Joel's idea, he says, is to keep the shows from being "business as usual." He largely succeeded, pulling out wild cards like "Summer Highland Falls" (from 1974's Turnstiles album) and 1976's "Everybody Has A Dream," a song he'd never attempted live before.
Obviously delighted to be back onstage after a four-year absence, Joel played to the hometown crowd, mentioning local landmarks and reminiscing about his high school days. One such story led to one of the night's high points -- an a capella rendition of "The Longest Time," intro'd by a medley of doo wop classics like "Duke of Earl."
Overall, the Piano Man played the evening fast and loose, doing an impromptu rendition of Chumbawamba's "Tubthumping" on the accordion and even dedicating "Big Man on Mulberry Street" to "fellow Long Islander" Howard Stern as a birthday gift.

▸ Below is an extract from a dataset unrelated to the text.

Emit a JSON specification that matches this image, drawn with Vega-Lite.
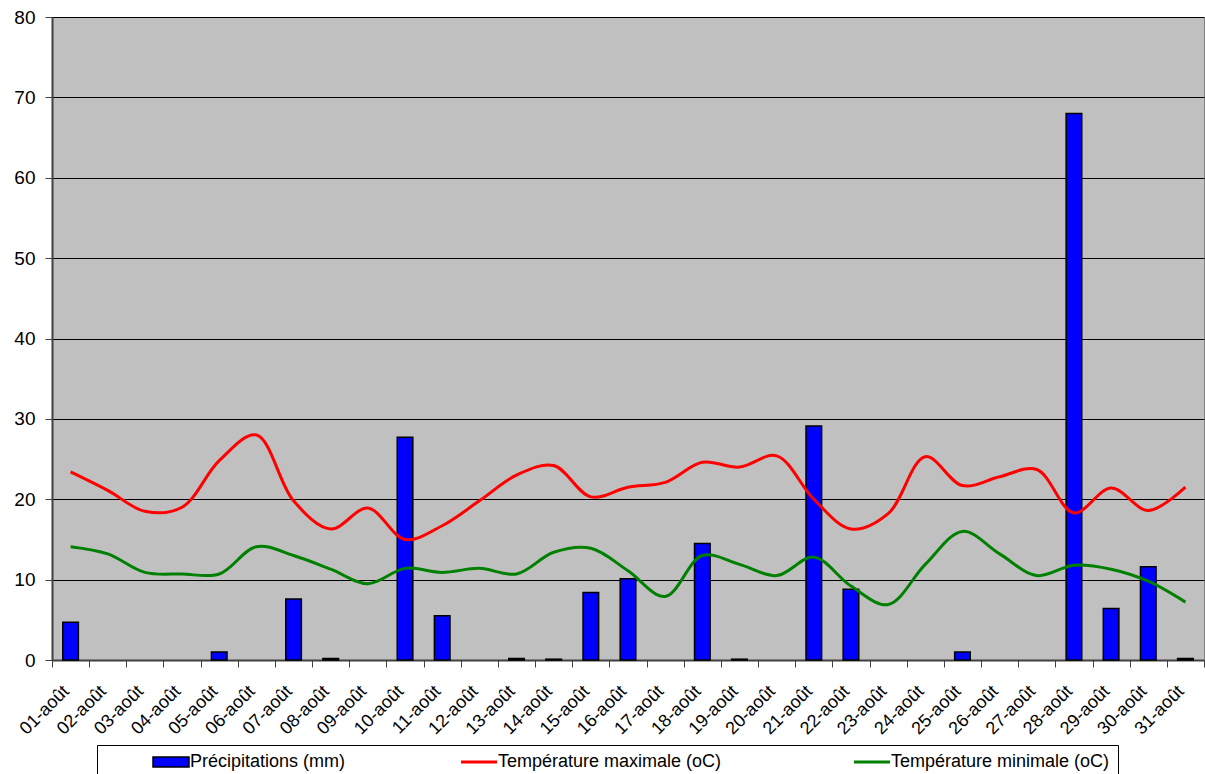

Joel closed out the set with "Scenes From An Italian Restaurant" (the website's No. 1 request), plus some unexpected encores: "Captain Jack" and "Miami 2017."
Joel had recently announced his intention to switch to classical music, but except for playing a few bars of Beethoven's "Ode To Joy" Thursday night, he proved that as far as live shows go, it's still rock 'n' roll for him.